Grab the copy of Erma Bombeck's The Grass is Always Greener Over the Septic Tank and read with no little horror about the travails of suburban life. Drink more. Vow to never move out of the city proper. Read more. Realize with horror that you, too, write notes with crayons on old receipts covered in coffee stains and the odd small finger print outlined in grape jelly. Drink more. Begin to realize the ideas for your magnum opus that will free you from the sweatshop that is television writing *is* sitting at home on a collection of restaurant receipts, your children's old home work papers and that weirdly erotic birthday card from your brother-in-law.
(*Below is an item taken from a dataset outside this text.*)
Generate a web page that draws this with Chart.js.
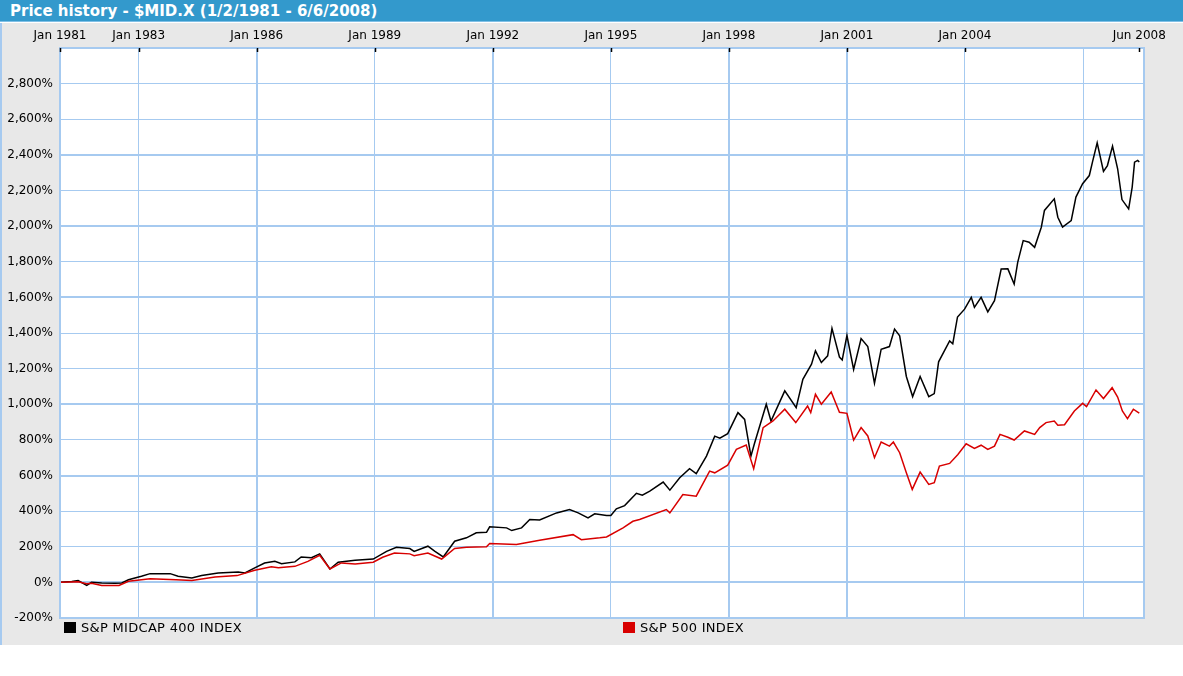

Realize you're either on the verge of an artistic epiphany or you're just really, really drunk. And why would he send you a birthday card with an eggplant on it in the first place?

Attempt to save your work, but you might have just emailed it to everyone in your addressbook. Manage to get the cap on the MacAllen, tuck a volume of the OED under your arm and stagger to bed.

Thus endeth the first day.

Rinse and repeat for three weeks.

In the fourth week, your diet will consist of hunks of raw zebra thrown through the door and as much chocolate, caffeine and alcohol as you can stomach. You won't write a word, but by the end of it, you'll have Dorothy Parker memorized and will have built a shrine to Erma Bombeck out of empty Dorito bags and empty chocolate boxes. Every bite of zebra will be followed by recitations of the idiocy of the men involved in Texas politics as told by Molly Ivins.

The dawning of the fifth week will be your salvation. For now, you will have absorbed all you need to write female characters that real women out there watching your show will recognize, embrace and love. (Hint, if you can get Gibbs and DiNozzo into a clinch at least once an episode, those women will likely offer to have your babies... ha! Gotcha! Like that's gonna happen. But they will send you brownies and booze and thank you notes written in crayon. Just ignore the grape jelly on the back.)